Problem requirements
Skip the pictures and extract all of the lines exactly as written.

--- START Given information ---

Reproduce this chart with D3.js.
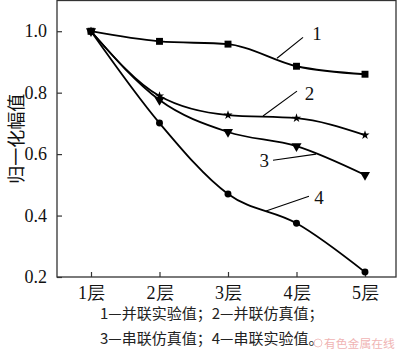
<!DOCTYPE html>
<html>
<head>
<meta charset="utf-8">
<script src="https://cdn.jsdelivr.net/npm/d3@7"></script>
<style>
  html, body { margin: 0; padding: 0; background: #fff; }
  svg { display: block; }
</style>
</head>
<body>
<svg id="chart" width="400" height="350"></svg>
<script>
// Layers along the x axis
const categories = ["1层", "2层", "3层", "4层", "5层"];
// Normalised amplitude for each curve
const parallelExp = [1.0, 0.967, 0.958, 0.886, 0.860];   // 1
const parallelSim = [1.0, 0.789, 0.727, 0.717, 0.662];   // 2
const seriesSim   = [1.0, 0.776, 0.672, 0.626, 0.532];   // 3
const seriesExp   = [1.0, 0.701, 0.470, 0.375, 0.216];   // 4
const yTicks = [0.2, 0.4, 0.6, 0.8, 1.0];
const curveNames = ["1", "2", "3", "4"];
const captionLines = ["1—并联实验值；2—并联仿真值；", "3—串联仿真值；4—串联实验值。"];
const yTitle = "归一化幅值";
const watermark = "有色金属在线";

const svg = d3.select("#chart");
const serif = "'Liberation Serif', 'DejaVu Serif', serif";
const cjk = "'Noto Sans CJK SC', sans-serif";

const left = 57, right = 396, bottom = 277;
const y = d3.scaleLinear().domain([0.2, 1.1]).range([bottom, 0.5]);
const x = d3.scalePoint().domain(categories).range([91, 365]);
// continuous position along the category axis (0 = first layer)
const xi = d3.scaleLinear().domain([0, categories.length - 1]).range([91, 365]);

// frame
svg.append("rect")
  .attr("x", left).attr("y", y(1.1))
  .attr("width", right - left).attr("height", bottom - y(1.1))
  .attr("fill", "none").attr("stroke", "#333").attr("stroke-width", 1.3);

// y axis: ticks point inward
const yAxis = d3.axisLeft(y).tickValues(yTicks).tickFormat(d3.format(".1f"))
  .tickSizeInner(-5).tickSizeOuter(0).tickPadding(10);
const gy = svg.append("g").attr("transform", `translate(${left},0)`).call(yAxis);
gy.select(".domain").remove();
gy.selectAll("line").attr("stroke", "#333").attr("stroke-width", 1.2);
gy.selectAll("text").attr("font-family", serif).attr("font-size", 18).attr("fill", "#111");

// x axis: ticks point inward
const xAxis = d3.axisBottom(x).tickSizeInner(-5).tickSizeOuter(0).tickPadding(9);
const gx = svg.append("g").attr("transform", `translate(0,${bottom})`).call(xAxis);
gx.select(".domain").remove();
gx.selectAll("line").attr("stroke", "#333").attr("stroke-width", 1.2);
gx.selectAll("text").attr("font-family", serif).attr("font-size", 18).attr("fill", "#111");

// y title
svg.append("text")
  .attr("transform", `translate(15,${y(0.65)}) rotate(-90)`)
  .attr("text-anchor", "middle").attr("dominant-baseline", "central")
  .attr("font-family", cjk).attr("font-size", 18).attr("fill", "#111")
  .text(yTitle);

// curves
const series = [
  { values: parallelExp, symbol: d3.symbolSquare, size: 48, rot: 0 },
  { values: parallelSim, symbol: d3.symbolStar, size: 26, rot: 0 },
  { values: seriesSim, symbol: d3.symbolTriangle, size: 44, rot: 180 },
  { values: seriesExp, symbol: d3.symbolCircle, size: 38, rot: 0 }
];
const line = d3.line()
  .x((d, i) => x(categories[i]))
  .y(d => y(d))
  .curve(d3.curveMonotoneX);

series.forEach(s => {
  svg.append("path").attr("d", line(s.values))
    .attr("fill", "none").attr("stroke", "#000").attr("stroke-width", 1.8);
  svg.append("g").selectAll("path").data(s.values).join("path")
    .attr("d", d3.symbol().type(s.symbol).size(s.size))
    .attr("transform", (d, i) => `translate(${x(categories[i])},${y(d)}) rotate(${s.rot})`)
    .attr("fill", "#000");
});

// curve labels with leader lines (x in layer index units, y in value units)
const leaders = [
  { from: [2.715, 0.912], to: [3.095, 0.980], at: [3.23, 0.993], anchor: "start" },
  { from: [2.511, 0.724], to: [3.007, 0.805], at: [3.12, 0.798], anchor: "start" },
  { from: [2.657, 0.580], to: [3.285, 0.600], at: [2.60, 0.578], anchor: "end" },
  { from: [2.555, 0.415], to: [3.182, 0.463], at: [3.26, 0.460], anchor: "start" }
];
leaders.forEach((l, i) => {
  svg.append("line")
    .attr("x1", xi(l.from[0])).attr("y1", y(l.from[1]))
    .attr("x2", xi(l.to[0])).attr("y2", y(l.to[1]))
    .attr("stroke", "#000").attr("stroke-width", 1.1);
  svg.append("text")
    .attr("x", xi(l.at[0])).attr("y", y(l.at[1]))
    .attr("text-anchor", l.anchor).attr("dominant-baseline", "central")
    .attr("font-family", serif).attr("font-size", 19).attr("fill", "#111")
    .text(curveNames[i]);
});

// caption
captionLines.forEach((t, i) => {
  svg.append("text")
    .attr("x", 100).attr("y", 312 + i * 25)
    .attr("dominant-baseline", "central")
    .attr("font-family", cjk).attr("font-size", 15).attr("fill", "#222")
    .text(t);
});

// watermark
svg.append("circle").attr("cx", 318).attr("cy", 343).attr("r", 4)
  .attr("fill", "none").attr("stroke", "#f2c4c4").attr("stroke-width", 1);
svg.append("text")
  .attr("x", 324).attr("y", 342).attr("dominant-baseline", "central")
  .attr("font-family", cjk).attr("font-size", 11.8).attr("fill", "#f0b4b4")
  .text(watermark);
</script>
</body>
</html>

--- END Given information ---

Result of the task
Reproduce this chart with D3.js.
<!DOCTYPE html>
<html>
<head>
<meta charset="utf-8">
<script src="https://cdn.jsdelivr.net/npm/d3@7"></script>
<style>
  html, body { margin: 0; padding: 0; background: #fff; }
  svg { display: block; }
</style>
</head>
<body>
<svg id="chart" width="400" height="350"></svg>
<script>
// Layers along the x axis
const categories = ["1层", "2层", "3层", "4层", "5层"];
// Normalised amplitude for each curve
const parallelExp = [1.0, 0.967, 0.958, 0.886, 0.860];   // 1
const parallelSim = [1.0, 0.789, 0.727, 0.717, 0.662];   // 2
const seriesSim   = [1.0, 0.776, 0.672, 0.626, 0.532];   // 3
const seriesExp   = [1.0, 0.701, 0.470, 0.375, 0.216];   // 4
const yTicks = [0.2, 0.4, 0.6, 0.8, 1.0];
const curveNames = ["1", "2", "3", "4"];
const captionLines = ["1—并联实验值；2—并联仿真值；", "3—串联仿真值；4—串联实验值。"];
const yTitle = "归一化幅值";
const watermark = "有色金属在线";

const svg = d3.select("#chart");
const serif = "'Liberation Serif', 'DejaVu Serif', serif";
const cjk = "'Noto Sans CJK SC', sans-serif";

const left = 57, right = 396, bottom = 277;
const y = d3.scaleLinear().domain([0.2, 1.1]).range([bottom, 0.5]);
const x = d3.scalePoint().domain(categories).range([91, 365]);
// continuous position along the category axis (0 = first layer)
const xi = d3.scaleLinear().domain([0, categories.length - 1]).range([91, 365]);

// frame
svg.append("rect")
  .attr("x", left).attr("y", y(1.1))
  .attr("width", right - left).attr("height", bottom - y(1.1))
  .attr("fill", "none").attr("stroke", "#333").attr("stroke-width", 1.3);

// y axis: ticks point inward
const yAxis = d3.axisLeft(y).tickValues(yTicks).tickFormat(d3.format(".1f"))
  .tickSizeInner(-5).tickSizeOuter(0).tickPadding(10);
const gy = svg.append("g").attr("transform", `translate(${left},0)`).call(yAxis);
gy.select(".domain").remove();
gy.selectAll("line").attr("stroke", "#333").attr("stroke-width", 1.2);
gy.selectAll("text").attr("font-family", serif).attr("font-size", 18).attr("fill", "#111");

// x axis: ticks point inward
const xAxis = d3.axisBottom(x).tickSizeInner(-5).tickSizeOuter(0).tickPadding(9);
const gx = svg.append("g").attr("transform", `translate(0,${bottom})`).call(xAxis);
gx.select(".domain").remove();
gx.selectAll("line").attr("stroke", "#333").attr("stroke-width", 1.2);
gx.selectAll("text").attr("font-family", serif).attr("font-size", 18).attr("fill", "#111");

// y title
svg.append("text")
  .attr("transform", `translate(15,${y(0.65)}) rotate(-90)`)
  .attr("text-anchor", "middle").attr("dominant-baseline", "central")
  .attr("font-family", cjk).attr("font-size", 18).attr("fill", "#111")
  .text(yTitle);

// curves
const series = [
  { values: parallelExp, symbol: d3.symbolSquare, size: 48, rot: 0 },
  { values: parallelSim, symbol: d3.symbolStar, size: 26, rot: 0 },
  { values: seriesSim, symbol: d3.symbolTriangle, size: 44, rot: 180 },
  { values: seriesExp, symbol: d3.symbolCircle, size: 38, rot: 0 }
];
const line = d3.line()
  .x((d, i) => x(categories[i]))
  .y(d => y(d))
  .curve(d3.curveMonotoneX);

series.forEach(s => {
  svg.append("path").attr("d", line(s.values))
    .attr("fill", "none").attr("stroke", "#000").attr("stroke-width", 1.8);
  svg.append("g").selectAll("path").data(s.values).join("path")
    .attr("d", d3.symbol().type(s.symbol).size(s.size))
    .attr("transform", (d, i) => `translate(${x(categories[i])},${y(d)}) rotate(${s.rot})`)
    .attr("fill", "#000");
});

// curve labels with leader lines (x in layer index units, y in value units)
const leaders = [
  { from: [2.715, 0.912], to: [3.095, 0.980], at: [3.23, 0.993], anchor: "start" },
  { from: [2.511, 0.724], to: [3.007, 0.805], at: [3.12, 0.798], anchor: "start" },
  { from: [2.657, 0.580], to: [3.285, 0.600], at: [2.60, 0.578], anchor: "end" },
  { from: [2.555, 0.415], to: [3.182, 0.463], at: [3.26, 0.460], anchor: "start" }
];
leaders.forEach((l, i) => {
  svg.append("line")
    .attr("x1", xi(l.from[0])).attr("y1", y(l.from[1]))
    .attr("x2", xi(l.to[0])).attr("y2", y(l.to[1]))
    .attr("stroke", "#000").attr("stroke-width", 1.1);
  svg.append("text")
    .attr("x", xi(l.at[0])).attr("y", y(l.at[1]))
    .attr("text-anchor", l.anchor).attr("dominant-baseline", "central")
    .attr("font-family", serif).attr("font-size", 19).attr("fill", "#111")
    .text(curveNames[i]);
});

// caption
captionLines.forEach((t, i) => {
  svg.append("text")
    .attr("x", 100).attr("y", 312 + i * 25)
    .attr("dominant-baseline", "central")
    .attr("font-family", cjk).attr("font-size", 15).attr("fill", "#222")
    .text(t);
});

// watermark
svg.append("circle").attr("cx", 318).attr("cy", 343).attr("r", 4)
  .attr("fill", "none").attr("stroke", "#f2c4c4").attr("stroke-width", 1);
svg.append("text")
  .attr("x", 324).attr("y", 342).attr("dominant-baseline", "central")
  .attr("font-family", cjk).attr("font-size", 11.8).attr("fill", "#f0b4b4")
  .text(watermark);
</script>
</body>
</html>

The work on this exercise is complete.